## WHAT IS NEEDED
For each line below that contains the string "this", copy that line.

Data listing
-- Start --

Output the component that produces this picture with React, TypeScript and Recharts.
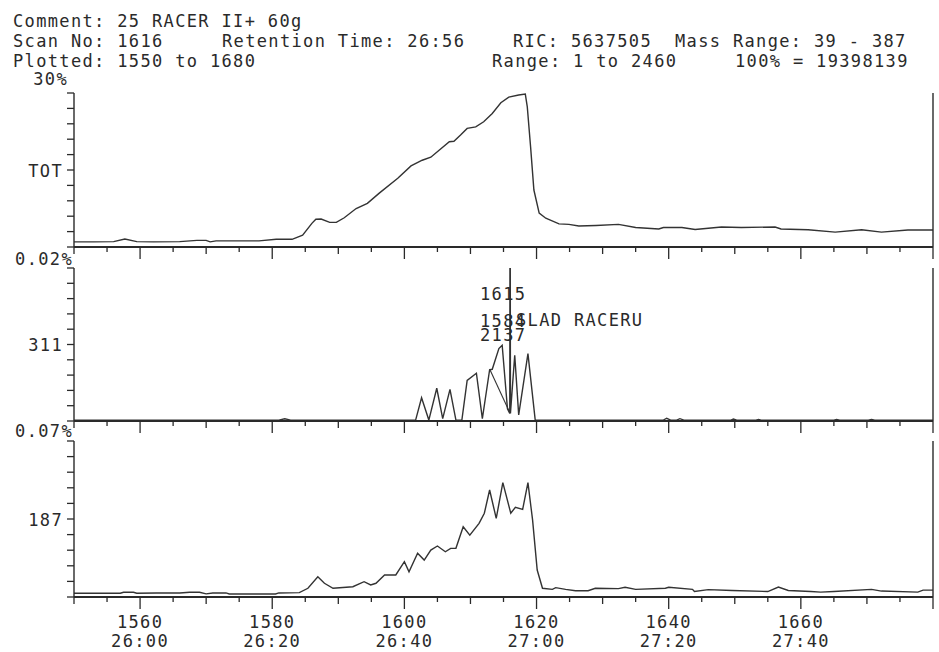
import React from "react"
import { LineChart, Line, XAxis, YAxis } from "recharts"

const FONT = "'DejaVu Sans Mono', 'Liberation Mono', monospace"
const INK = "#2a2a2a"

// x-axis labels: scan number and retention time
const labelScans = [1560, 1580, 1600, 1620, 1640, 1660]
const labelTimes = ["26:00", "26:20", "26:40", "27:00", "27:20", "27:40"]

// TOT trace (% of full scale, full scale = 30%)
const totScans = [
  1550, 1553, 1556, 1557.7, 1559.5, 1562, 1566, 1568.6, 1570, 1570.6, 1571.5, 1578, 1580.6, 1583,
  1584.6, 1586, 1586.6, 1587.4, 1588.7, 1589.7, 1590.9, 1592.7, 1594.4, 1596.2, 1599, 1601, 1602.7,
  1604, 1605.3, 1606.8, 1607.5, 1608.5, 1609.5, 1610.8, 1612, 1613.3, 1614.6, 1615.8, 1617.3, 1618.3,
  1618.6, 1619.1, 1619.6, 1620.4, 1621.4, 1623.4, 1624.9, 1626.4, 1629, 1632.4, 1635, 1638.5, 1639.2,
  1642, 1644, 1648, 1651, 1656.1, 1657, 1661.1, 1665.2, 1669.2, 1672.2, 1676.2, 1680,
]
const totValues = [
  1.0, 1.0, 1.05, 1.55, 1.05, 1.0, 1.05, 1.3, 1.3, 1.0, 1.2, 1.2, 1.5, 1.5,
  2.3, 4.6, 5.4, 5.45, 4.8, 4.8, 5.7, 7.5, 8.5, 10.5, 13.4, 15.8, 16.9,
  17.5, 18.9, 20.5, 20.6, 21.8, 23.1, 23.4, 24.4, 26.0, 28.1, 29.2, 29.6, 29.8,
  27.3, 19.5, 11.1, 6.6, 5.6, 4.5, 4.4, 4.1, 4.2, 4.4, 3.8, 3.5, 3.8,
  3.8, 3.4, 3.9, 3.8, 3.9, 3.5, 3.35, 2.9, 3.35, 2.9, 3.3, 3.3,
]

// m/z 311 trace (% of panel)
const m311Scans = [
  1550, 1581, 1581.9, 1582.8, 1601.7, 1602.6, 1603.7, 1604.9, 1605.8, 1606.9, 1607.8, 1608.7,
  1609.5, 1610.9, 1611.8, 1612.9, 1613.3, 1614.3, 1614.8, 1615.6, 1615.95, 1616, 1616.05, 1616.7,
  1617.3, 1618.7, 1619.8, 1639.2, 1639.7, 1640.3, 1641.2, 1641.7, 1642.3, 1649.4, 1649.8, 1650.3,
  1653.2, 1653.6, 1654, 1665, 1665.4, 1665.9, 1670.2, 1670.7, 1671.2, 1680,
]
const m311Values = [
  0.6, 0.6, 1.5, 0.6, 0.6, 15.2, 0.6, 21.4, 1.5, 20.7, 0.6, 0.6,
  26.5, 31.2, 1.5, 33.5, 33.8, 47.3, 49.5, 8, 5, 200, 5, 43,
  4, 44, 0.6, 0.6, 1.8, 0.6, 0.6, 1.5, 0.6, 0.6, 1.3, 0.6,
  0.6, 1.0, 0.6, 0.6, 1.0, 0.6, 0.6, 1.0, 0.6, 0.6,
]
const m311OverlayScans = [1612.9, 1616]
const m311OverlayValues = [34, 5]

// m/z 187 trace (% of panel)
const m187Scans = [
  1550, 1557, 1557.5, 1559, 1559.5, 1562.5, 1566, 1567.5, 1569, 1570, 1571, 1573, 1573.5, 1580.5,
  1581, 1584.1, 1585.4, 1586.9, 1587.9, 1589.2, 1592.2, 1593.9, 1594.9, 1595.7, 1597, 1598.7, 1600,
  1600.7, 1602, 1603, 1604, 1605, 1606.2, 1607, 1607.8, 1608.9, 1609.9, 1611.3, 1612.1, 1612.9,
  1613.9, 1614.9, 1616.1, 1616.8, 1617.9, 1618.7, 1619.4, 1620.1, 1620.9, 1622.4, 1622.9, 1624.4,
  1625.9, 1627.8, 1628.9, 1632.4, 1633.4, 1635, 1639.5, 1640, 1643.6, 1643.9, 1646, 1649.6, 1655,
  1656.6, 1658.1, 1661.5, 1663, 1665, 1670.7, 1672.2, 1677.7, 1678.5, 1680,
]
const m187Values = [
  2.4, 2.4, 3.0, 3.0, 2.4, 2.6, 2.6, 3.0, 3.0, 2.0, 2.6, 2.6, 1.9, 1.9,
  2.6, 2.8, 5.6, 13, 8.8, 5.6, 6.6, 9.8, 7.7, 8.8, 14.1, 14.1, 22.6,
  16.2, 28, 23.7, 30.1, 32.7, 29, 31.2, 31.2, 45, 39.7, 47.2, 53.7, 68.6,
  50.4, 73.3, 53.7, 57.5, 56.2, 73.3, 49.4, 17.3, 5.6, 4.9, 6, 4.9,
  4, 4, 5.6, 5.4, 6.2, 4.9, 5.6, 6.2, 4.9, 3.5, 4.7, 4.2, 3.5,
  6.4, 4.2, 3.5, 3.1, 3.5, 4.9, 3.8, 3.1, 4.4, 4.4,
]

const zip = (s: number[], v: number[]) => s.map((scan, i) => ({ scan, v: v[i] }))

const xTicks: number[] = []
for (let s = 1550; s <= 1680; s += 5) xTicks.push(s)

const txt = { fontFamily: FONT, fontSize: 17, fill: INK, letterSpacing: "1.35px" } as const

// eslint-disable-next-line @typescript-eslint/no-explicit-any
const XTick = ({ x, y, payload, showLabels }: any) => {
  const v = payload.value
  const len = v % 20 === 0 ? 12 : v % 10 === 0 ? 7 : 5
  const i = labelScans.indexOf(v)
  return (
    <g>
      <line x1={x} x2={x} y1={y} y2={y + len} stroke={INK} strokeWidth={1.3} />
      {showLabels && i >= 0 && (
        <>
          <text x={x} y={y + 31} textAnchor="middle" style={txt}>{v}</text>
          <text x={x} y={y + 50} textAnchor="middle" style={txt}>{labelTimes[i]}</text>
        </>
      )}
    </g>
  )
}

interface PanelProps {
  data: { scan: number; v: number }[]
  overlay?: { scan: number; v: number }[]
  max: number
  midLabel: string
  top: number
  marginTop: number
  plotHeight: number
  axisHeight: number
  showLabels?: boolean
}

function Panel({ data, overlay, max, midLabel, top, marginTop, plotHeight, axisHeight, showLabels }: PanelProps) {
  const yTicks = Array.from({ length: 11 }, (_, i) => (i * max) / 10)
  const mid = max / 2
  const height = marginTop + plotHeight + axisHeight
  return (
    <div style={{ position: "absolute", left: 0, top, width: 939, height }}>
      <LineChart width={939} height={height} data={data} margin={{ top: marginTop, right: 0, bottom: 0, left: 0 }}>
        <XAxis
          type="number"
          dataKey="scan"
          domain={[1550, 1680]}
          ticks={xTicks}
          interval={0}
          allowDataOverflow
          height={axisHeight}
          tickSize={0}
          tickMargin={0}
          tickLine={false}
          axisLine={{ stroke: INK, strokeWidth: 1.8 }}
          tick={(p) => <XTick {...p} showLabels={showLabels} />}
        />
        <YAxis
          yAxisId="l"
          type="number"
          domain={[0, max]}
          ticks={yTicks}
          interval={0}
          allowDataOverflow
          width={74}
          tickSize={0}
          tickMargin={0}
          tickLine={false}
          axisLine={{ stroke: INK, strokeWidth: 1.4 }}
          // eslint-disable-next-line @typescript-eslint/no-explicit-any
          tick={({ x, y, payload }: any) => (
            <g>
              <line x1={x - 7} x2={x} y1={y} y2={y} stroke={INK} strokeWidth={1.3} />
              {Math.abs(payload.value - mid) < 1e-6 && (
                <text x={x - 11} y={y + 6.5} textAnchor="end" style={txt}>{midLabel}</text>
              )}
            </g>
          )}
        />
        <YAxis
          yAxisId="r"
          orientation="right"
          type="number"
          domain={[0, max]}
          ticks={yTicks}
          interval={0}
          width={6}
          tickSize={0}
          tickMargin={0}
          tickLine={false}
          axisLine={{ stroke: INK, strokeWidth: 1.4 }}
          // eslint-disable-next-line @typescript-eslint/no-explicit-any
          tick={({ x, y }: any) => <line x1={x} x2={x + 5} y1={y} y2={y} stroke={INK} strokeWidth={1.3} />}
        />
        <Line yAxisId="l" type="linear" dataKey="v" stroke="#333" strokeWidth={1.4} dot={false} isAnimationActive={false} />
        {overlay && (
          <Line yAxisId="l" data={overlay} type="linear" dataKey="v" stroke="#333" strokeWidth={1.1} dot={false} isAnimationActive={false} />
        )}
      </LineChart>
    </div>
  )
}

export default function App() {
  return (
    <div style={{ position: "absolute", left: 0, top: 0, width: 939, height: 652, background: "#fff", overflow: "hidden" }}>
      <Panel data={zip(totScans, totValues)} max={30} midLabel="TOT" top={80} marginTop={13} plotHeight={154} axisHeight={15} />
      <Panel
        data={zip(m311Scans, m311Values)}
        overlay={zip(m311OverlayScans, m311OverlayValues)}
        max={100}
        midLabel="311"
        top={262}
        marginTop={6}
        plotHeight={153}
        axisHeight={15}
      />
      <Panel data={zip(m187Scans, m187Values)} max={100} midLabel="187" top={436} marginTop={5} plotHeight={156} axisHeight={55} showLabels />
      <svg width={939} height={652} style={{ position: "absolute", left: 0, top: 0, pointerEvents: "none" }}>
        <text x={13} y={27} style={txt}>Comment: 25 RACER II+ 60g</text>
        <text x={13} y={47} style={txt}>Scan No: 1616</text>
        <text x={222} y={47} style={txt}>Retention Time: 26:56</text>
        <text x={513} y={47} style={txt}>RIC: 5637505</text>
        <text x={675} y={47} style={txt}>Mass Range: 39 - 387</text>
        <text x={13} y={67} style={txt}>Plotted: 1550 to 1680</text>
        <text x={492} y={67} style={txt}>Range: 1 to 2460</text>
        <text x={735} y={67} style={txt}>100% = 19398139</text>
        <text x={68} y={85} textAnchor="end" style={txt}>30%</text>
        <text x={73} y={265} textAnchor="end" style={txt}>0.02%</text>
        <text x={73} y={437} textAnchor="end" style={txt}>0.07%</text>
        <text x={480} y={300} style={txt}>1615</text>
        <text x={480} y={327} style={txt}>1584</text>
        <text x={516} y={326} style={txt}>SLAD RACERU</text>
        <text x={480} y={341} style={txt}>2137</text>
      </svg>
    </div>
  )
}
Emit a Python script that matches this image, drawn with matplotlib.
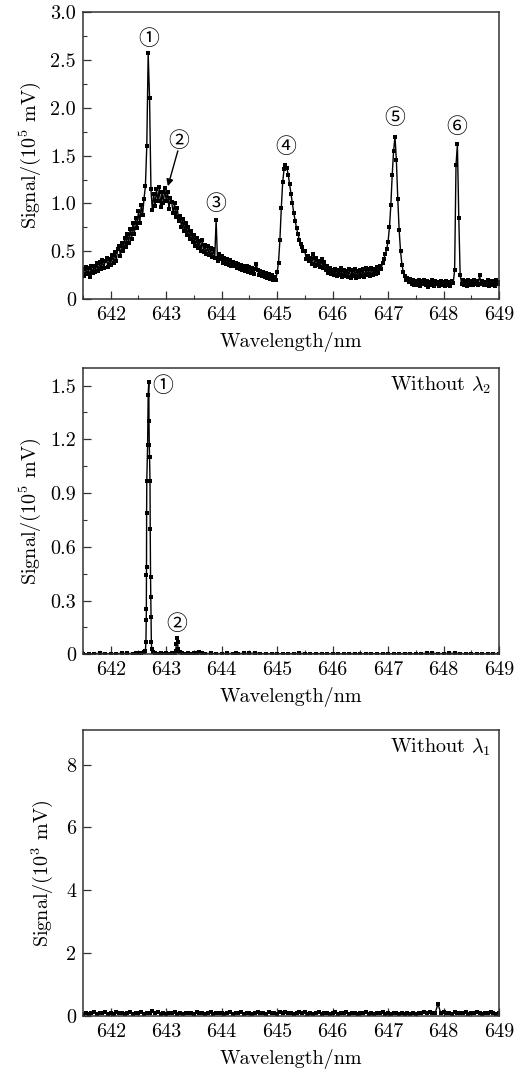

-- End --

## TASK OUTPUT
Output the component that produces this picture with React, TypeScript and Recharts.
Emit a Python script that matches this image, drawn with matplotlib.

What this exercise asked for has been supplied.